As I sat in my office today tears were streaming down my cheeks. I noticed that the Kleenex I pulled out of the box was now a light peach color where the one before it was white. It seems like a little thing but the people at Kleenex put a different color of tissue at the end of the box as a kind of warning that you are close to running out. I never noticed that before. Probably because I rarely needed Kleenex. Ben was always finding good deals for things. He found a deal on Kleenex and ordered a large quantity of boxes of Kleenex. Little did he know I would be going through them so quickly these last few months. It is that kind of little thing that I miss.

I was thinking about what I should make for dinner tonight. I have some chili in the freezer I could thaw and heat up. Then I would want tortilla chips to go with it and we need some more shredded cheese. Before October 11th I would have texted Ben and asked him to pick those things up on his way home from work. I rarely go anywhere during the day and he was always willing to stop at the store to pick up a few things for me. Quite often he would text me that he was running into WalMart or Menard’s and ask if I needed anything. I miss that.

The spring soccer season will be here before I know it. And in thinking of that, Ben took Sabin to soccer practice this fall. While they were at practice I would make dinner and have it ready for them when they returned home. Now I will be the soccer practice runner and won’t be able to stay home to make dinner. I will miss that too.

We have had a few snow storms this winter already. Ben always got up early. When it had snowed overnight he would bundle up and head out to shovel the sidewalk and driveway. Now that task falls to me. Thankfully this year has been light on the snow but I do miss that act of servanthood from him.

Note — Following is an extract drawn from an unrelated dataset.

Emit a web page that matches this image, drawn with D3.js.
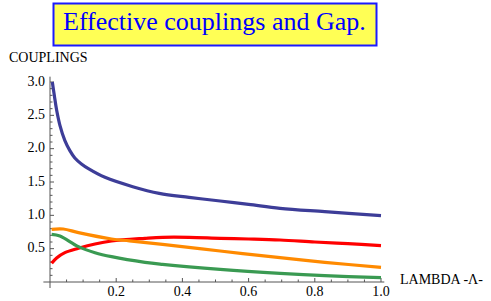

As I drive to church or other events that we would have gone to together, I think about how Ben was always the driver. I rarely drove when we were in the car together. I miss just being able to relax while he drove. In the car was also where we talked quite a bit. Sometimes we would ride in relative silence but other times we had a lot to talk about. I miss those times.

The smoke detector was chirping at me yesterday. We happened to have a few extra 9 volt batteries so I switched it out and ended the chirping. Then I decided I needed to check on the one that is in the kitchen. We had pulled the battery out quite awhile ago. I put a fresh one in it and it immediately began blaring out its signal. I guess that is why the battery was out of it. When Ben put the smoke detectors up he wrote the date on the bottom. I noticed that the one in the kitchen said January 07. As they should only last about 10 years maximum it was no surprise the thing was sounding its alarm. Before I would have told Ben about the chirping and he would have fixed it. And he would have noticed the date and realized we needed to get new smoke detectors. I miss my handyman who would take care of things like that for me.

It is all those little things and so many more that I miss the most. They seem so insignificant but when you lose that person you realize that they were the important things. I even miss the little things that Ben did that annoyed me. Oh to have to deal with those annoyances from him again. To get wet socks when he tracked snow through the house. To have to put his dirty clothes that he put in the wrong bin in the correct one. To have to poke him when he was snoring. Him watching some of the crazy TV shows or shoot ’em up movies that he liked. Those things are but memories now. But I will hold them dear–both the good and the annoying.

One thought on “It’s the little things

  1. I remember so many of those small things about Tom, too. Cleaning our 600 ft driveway at 5:00 AM was one of the things he enjoyed most. His snoring was paramount to a Grand Trunk Railroad engine chugging through town! Ha! But I do miss all the little things he used to do.